I think people are always hesitant to say anything but good about a victim. I don't think anybody on here would want a boyfriend or fiance who was doing what Travis was doing with JA. One of them should have walked away for good. I think TA wanted to have sex and then wanted JA to go away until the next time. He wanted a good Mormon wife, but couldn't behave that way with them, thus JA. She loved him and could not deal with the fact that she was not good enough for him. He was not being very nice in any sense of the word and was misleading lots of people. But JA could have put on her big girl panties and walked away. Her evil side had to get even though. I once knew somebody just like TA. It's a tragedy and never should have happened.
All moo

I agree with much of what you say, except imo JA has absolutely no capacity for love. For her, it's all about controlling and possessing, competing and, more than anything else, winning.

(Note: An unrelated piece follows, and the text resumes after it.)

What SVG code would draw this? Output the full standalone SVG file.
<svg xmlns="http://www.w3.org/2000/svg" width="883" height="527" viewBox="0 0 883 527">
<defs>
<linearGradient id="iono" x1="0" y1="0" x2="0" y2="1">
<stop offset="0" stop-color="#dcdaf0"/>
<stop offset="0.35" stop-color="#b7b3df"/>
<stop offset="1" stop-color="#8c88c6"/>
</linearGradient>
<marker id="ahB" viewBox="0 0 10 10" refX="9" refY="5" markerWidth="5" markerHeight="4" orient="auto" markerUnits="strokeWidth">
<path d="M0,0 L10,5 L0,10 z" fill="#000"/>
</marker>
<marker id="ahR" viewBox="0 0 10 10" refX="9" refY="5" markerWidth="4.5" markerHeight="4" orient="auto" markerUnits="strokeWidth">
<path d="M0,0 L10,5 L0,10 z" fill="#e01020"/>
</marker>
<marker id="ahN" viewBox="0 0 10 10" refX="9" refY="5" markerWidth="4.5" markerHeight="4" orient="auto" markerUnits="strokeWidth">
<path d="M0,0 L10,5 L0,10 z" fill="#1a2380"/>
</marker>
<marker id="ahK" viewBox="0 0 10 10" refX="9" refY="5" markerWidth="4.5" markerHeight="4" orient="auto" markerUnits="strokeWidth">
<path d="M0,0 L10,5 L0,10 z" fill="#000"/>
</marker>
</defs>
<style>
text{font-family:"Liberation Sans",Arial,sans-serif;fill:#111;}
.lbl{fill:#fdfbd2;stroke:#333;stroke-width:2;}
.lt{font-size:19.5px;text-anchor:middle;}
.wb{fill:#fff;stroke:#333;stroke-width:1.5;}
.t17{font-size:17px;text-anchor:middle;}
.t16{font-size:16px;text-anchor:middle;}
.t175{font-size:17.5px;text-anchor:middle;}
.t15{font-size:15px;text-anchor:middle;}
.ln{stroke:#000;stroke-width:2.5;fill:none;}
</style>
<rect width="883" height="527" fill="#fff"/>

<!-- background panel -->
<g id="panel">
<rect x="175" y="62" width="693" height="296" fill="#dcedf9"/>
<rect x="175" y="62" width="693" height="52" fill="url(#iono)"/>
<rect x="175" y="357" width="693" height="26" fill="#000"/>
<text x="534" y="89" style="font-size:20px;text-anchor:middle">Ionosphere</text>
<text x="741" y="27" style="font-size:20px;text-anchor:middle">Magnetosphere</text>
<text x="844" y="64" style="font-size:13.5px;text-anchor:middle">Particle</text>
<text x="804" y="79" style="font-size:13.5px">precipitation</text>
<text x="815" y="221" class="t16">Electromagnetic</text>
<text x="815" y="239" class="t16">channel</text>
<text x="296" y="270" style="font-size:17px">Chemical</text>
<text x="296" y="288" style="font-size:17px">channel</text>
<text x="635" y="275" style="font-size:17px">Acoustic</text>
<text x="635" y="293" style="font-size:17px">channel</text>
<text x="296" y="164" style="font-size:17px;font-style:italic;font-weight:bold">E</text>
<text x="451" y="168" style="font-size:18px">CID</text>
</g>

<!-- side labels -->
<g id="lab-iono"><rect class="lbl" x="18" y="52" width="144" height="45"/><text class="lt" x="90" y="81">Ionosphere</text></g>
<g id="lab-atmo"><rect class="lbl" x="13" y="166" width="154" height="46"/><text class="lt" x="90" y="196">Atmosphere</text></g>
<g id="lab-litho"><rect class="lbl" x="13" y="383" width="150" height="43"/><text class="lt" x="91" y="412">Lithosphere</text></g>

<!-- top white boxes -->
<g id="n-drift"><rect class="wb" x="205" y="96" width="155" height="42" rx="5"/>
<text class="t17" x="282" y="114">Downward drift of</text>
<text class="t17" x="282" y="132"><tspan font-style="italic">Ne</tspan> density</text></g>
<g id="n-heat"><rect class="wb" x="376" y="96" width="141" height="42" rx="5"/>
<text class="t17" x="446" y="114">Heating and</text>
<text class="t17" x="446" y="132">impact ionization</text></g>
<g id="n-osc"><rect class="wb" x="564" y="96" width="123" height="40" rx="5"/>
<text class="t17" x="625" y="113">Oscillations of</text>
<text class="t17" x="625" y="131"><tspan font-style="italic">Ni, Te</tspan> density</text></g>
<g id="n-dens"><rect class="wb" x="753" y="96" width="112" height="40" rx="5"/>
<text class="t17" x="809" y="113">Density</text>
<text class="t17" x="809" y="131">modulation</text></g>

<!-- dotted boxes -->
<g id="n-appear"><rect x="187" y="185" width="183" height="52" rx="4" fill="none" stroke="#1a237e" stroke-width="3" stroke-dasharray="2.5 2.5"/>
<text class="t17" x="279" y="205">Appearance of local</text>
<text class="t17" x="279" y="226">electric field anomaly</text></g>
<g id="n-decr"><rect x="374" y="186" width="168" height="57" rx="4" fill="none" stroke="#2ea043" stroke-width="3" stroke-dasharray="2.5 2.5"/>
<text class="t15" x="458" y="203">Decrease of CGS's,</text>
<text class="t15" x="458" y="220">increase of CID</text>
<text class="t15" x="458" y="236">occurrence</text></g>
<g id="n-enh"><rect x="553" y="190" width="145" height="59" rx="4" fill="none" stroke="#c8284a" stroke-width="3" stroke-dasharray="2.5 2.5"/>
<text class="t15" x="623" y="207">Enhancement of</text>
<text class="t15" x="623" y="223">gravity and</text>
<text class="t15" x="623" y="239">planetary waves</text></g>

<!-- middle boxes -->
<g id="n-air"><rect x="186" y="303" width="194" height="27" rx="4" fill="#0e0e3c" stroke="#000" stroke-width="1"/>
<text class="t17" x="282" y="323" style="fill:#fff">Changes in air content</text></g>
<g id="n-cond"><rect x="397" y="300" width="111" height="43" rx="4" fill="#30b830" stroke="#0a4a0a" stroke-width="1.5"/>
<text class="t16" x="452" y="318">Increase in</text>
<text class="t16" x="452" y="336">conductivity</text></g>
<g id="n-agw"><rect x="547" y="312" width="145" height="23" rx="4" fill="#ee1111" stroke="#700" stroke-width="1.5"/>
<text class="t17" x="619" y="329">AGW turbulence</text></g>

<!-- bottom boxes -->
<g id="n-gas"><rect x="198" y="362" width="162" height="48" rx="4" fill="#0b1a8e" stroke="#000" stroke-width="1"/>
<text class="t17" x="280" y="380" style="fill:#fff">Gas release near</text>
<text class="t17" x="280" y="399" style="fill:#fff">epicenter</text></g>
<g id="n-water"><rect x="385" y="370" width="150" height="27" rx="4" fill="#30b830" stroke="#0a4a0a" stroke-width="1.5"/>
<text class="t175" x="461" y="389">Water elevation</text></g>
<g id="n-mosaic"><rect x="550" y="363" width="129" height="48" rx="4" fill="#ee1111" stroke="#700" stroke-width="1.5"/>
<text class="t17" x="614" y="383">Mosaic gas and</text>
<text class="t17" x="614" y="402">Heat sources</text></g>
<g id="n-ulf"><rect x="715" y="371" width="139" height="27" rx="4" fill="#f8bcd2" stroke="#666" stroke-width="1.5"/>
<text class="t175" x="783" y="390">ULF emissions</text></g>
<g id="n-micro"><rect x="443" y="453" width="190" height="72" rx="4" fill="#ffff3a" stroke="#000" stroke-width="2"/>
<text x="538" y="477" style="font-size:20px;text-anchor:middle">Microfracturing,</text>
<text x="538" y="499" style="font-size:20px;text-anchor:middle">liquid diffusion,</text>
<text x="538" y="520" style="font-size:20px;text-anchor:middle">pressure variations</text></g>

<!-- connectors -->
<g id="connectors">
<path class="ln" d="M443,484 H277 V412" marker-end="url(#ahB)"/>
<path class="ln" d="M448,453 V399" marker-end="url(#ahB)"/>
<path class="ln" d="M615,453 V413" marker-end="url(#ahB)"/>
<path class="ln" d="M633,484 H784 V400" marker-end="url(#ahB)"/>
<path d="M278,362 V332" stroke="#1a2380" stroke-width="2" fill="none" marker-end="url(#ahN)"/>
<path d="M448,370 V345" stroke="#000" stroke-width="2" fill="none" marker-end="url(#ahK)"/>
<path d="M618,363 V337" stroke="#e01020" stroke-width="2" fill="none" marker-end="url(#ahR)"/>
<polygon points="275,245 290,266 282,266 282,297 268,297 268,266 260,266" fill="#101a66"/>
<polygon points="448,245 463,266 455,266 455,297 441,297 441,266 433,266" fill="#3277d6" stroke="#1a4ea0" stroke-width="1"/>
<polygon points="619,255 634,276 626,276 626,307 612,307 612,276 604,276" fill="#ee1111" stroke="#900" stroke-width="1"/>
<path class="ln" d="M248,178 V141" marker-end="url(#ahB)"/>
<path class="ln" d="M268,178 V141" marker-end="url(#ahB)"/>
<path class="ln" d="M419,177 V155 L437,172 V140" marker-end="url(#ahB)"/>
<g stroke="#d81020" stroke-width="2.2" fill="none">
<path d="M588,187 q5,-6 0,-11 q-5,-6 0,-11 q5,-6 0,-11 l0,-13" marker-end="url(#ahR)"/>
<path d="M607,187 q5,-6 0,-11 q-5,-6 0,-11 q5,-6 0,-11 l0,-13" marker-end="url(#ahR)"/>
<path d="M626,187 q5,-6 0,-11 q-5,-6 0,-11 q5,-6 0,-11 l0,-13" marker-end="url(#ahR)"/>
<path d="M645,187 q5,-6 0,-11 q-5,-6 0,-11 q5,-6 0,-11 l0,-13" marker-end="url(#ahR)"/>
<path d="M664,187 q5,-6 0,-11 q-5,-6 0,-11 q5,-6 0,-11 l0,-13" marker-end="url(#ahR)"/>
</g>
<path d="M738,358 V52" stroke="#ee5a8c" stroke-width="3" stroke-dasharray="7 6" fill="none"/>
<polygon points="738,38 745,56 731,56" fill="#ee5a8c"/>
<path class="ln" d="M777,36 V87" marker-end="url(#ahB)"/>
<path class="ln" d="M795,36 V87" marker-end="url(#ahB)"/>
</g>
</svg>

In the end, if she really loved Travis, she would have let him go, would not have committed this horrendous crime, would not have taken his life. She is a demented, depraved, sick, evil monster, and there's just no love that's going to come from a thing like that. jmo
 
It appears Travis did not know how to get rid of Jodi. It appears that Bobby did not know how to get rid of her. It appears Matt did not know how to get rid of her. The young man from Costa Rica certainly didn't want her around. And Darryl, whether he wanted her gone or not, was with her for 4 years but to our knowledge did not have a problem letting her go. Certainly did not fight to keep her around. So the problem was always Jodi. We do not know if Travis ever felt that they were dating exclusively. Jodi claims they had a lot of sex but if this is true why did Travis ask Dan Freeman and his sister to join them on a camping trip because he did not want to be alone with her. Obviously he did not trust Jodi. If he truly was really into all the fantasies Jodi claims then this would have been the perfect time to "tie her to a tree". People have fantasies but rarely do they act on them. I don't trust anything she did or set up with Travis after she returned to Yreka. I even think she deliberately trashed the BMW because she thought he might let her stay with him until she was able to get on her feet. JA manipulates. It's what she does. jmo

BBM IMO, Travis wanted Dan Freeman and his sister to act as his chaperon. This is not unusual in the Mormon church. I should know, I was raised Mormon and so was my husband. We were taught to avoid the appearance of evil. When my husband's oldest brother was dating his future wife, his mother insisted that a younger brother (there was five to choose from) go along on their dates as a chaperone. The brother that needed a chaperone had already served his mission and was an adult but he was still living at home.